Updated on April 20, 2011

Saving what you have experienced

If you love being in the woods and hiking you may want to preserve some of what you have seen on your travels through the back country.  I have spent my fair share of time in the woods and most of the time when I am wandering through the mountains of upstate NY I bring my camera.

Bringing a camera along with you is an excellent way to capture what you have experienced on the trail.

The camera I bring with me is a digital camera so that's what I will talk about here in this article. If you don't have a digital camera there is still nothing wrong with a 35 mm at all. I have used them for years before digital and they work great. I am just going to focus on what I have found works for me from past experience in digital cameras and the woods.

Here are some tips I have found that might help you in protecting your camera or maybe just plain help you out in general.

If you plain on taking allot of photos of nature invest in an extra memory card to carry in your pack or pocket. You never know when you may need it.

Be sure you remember to charge your batteries before you go on your hike or bring extra batteries with you. I learned this the hard way.

Carry a plastic bag large enough to fit your camera. Mother nature can throw you a storm out of no where real quick and digital cameras I have found don't mix well with water.

While I'm talking about water. If your shooting by a creek or other water in general, use the wrist strap. It would take about one second to loose your camera at the bottom of a creek bed.

Try to carry your camera generally in the same place that you always do so you always know where it is. Example. If you carry your camera in your pack, always put it back when your done shooting in the same place. IN YOUR PACK. This way if you second guess yourself about where you put it last you can save yourself allot of frustration by looking for a lost camera in a pile of leaves while the camera is really in your hip pocket!

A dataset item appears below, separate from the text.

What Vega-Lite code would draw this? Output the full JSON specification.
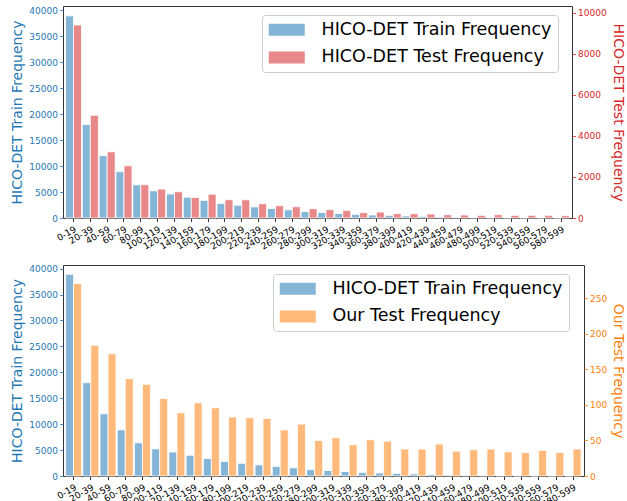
{
  "$schema": "https://vega.github.io/schema/vega-lite/v6.json",
  "padding": {"left": 10, "top": 5, "right": 5, "bottom": 0},
  "background": "white",
  "config": {
    "font": "DejaVu Sans",
    "view": {"stroke": "#333333", "strokeWidth": 1},
    "axis": {"grid": false, "domain": false, "tickSize": 3.5, "tickWidth": 0.8, "labelFontSize": 9, "labelPadding": 2, "titleFontSize": 14, "titleFontWeight": "normal", "labelColor": "#000000", "tickColor": "#000000"},
    "legend": {"labelFont": "DejaVu Sans"}
  },
  "data": {"values": [
    {"bin": "0-19", "train": 38900, "test": 9400, "ours": 271},
    {"bin": "20-39", "train": 18000, "test": 5000, "ours": 184},
    {"bin": "40-59", "train": 12000, "test": 3225, "ours": 172},
    {"bin": "60-79", "train": 8900, "test": 2545, "ours": 137},
    {"bin": "80-99", "train": 6400, "test": 1620, "ours": 129},
    {"bin": "100-119", "train": 5230, "test": 1410, "ours": 109},
    {"bin": "120-139", "train": 4620, "test": 1280, "ours": 89},
    {"bin": "140-159", "train": 4000, "test": 1000, "ours": 103},
    {"bin": "160-179", "train": 3380, "test": 1160, "ours": 96},
    {"bin": "180-199", "train": 2800, "test": 890, "ours": 83},
    {"bin": "200-219", "train": 2450, "test": 890, "ours": 82},
    {"bin": "220-239", "train": 2140, "test": 695, "ours": 81},
    {"bin": "240-259", "train": 1830, "test": 600, "ours": 65},
    {"bin": "260-279", "train": 1570, "test": 550, "ours": 73},
    {"bin": "280-299", "train": 1230, "test": 450, "ours": 50},
    {"bin": "300-319", "train": 1050, "test": 405, "ours": 54},
    {"bin": "320-339", "train": 870, "test": 370, "ours": 44},
    {"bin": "340-359", "train": 700, "test": 260, "ours": 51},
    {"bin": "360-379", "train": 580, "test": 290, "ours": 49},
    {"bin": "380-399", "train": 510, "test": 210, "ours": 38},
    {"bin": "400-419", "train": 385, "test": 210, "ours": 38},
    {"bin": "420-439", "train": 310, "test": 195, "ours": 45},
    {"bin": "440-459", "train": 180, "test": 160, "ours": 35},
    {"bin": "460-479", "train": 120, "test": 145, "ours": 37},
    {"bin": "480-499", "train": 70, "test": 130, "ours": 38},
    {"bin": "500-519", "train": 50, "test": 160, "ours": 34},
    {"bin": "520-539", "train": 40, "test": 130, "ours": 33},
    {"bin": "540-559", "train": 30, "test": 130, "ours": 36},
    {"bin": "560-579", "train": 25, "test": 130, "ours": 33},
    {"bin": "580-599", "train": 20, "test": 115, "ours": 38}
  ]},
  "spacing": 12,
  "vconcat": [
    {
      "width": 509,
      "height": 212,
      "layer": [
        {
          "mark": {"type": "bar", "stroke": "white", "strokeWidth": 0.8},
          "encoding": {
            "x": {"field": "bin", "type": "nominal", "sort": null, "scale": {"paddingInner": 0.05, "paddingOuter": 0.15}, "axis": {"title": null, "labelAngle": -30, "labelAlign": "right", "labelBaseline": "top", "labelFontSize": 9, "labelPadding": 3}},
            "xOffset": {"datum": "a", "scale": {"domain": ["a", "b"]}},
            "y": {"field": "train", "type": "quantitative", "scale": {"domain": [0, 40800], "nice": false}, "axis": {"orient": "left", "title": "HICO-DET Train Frequency", "titleColor": "#1f77b4", "labelColor": "#1f77b4", "tickColor": "#1f77b4", "values": [0, 5000, 10000, 15000, 20000, 25000, 30000, 35000, 40000], "format": "d", "titlePadding": 4}},
            "color": {"datum": "HICO-DET Train Frequency", "type": "nominal", "scale": {"domain": ["HICO-DET Train Frequency", "HICO-DET Test Frequency"], "range": ["#84b4d6", "#e88889"]}, "legend": {"title": null, "orient": "none", "legendX": 199, "legendY": 9, "labelFontSize": 17.5, "labelLimit": 600, "labelOffset": 36, "symbolType": "M-1,-0.75L3.5,-0.75L3.5,0.75L-1,0.75Z", "symbolSize": 256, "symbolStrokeWidth": 0, "fillColor": "rgba(255,255,255,0.8)", "strokeColor": "#cccccc", "cornerRadius": 3, "padding": 6, "rowPadding": 8.7}}
          }
        },
        {
          "mark": {"type": "bar", "stroke": "white", "strokeWidth": 0.8},
          "encoding": {
            "x": {"field": "bin", "type": "nominal", "sort": null, "scale": {"paddingInner": 0.05, "paddingOuter": 0.15}, "axis": {"title": null, "labelAngle": -30, "labelAlign": "right", "labelBaseline": "top", "labelFontSize": 9, "labelPadding": 3}},
            "xOffset": {"datum": "b", "scale": {"domain": ["a", "b"]}},
            "y": {"field": "test", "type": "quantitative", "scale": {"domain": [0, 10324], "nice": false}, "axis": {"orient": "right", "title": "HICO-DET Test Frequency", "titleColor": "#d62728", "labelColor": "#d62728", "tickColor": "#d62728", "values": [0, 2000, 4000, 6000, 8000, 10000], "format": "d", "titlePadding": 4}},
            "color": {"datum": "HICO-DET Test Frequency", "type": "nominal"}
          }
        }
      ],
      "resolve": {"scale": {"y": "independent"}}
    },
    {
      "width": 521,
      "height": 211,
      "layer": [
        {
          "mark": {"type": "bar", "stroke": "white", "strokeWidth": 0.8},
          "encoding": {
            "x": {"field": "bin", "type": "nominal", "sort": null, "scale": {"paddingInner": 0.05, "paddingOuter": 0.15}, "axis": {"title": null, "labelAngle": -30, "labelAlign": "right", "labelBaseline": "top", "labelFontSize": 9, "labelPadding": 3}},
            "xOffset": {"datum": "a", "scale": {"domain": ["a", "b"]}},
            "y": {"field": "train", "type": "quantitative", "scale": {"domain": [0, 40700], "nice": false}, "axis": {"orient": "left", "title": "HICO-DET Train Frequency", "titleColor": "#1f77b4", "labelColor": "#1f77b4", "tickColor": "#1f77b4", "values": [0, 5000, 10000, 15000, 20000, 25000, 30000, 35000, 40000], "format": "d", "titlePadding": 4}},
            "color": {"datum": "HICO-DET Train Frequency", "type": "nominal", "scale": {"domain": ["HICO-DET Train Frequency", "Our Test Frequency"], "range": ["#84b4d6", "#ffb97a"]}, "legend": {"title": null, "orient": "none", "legendX": 210, "legendY": 9, "labelFontSize": 17.5, "labelLimit": 600, "labelOffset": 36, "symbolType": "M-1,-0.75L3.5,-0.75L3.5,0.75L-1,0.75Z", "symbolSize": 256, "symbolStrokeWidth": 0, "fillColor": "rgba(255,255,255,0.8)", "strokeColor": "#cccccc", "cornerRadius": 3, "padding": 6, "rowPadding": 8.7}}
          }
        },
        {
          "mark": {"type": "bar", "stroke": "white", "strokeWidth": 0.8},
          "encoding": {
            "x": {"field": "bin", "type": "nominal", "sort": null, "scale": {"paddingInner": 0.05, "paddingOuter": 0.15}, "axis": {"title": null, "labelAngle": -30, "labelAlign": "right", "labelBaseline": "top", "labelFontSize": 9, "labelPadding": 3}},
            "xOffset": {"datum": "b", "scale": {"domain": ["a", "b"]}},
            "y": {"field": "ours", "type": "quantitative", "scale": {"domain": [0, 297], "nice": false}, "axis": {"orient": "right", "title": "Our Test Frequency", "titleColor": "#ff7f0e", "labelColor": "#ff7f0e", "tickColor": "#ff7f0e", "values": [0, 50, 100, 150, 200, 250], "format": "d", "titlePadding": 4}},
            "color": {"datum": "Our Test Frequency", "type": "nominal"}
          }
        }
      ],
      "resolve": {"scale": {"y": "independent"}}
    }
  ],
  "resolve": {"scale": {"color": "independent"}}
}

Tripods are nice but you may want to think about leaving it at home if your going on a hike. Nature can provide you with a tripod. An old tree can make a nice resting area for a steady photo.

There are many digital cameras to choose from, some are better than others. Without turning this into a camera review I will say try and choose the best digital camera that you can afford and research cameras before you buy one. Read the book the camera comes with and experiment with what setting work best in different conditions and take lots of pictures.

I have found that lighting is a Hugh factor in any photo. I am of the opinion that natural or filtered lighting works best when shooting outdoors for me as opposed to using a flash. The photos in this article were taken while hiking in upstate NY.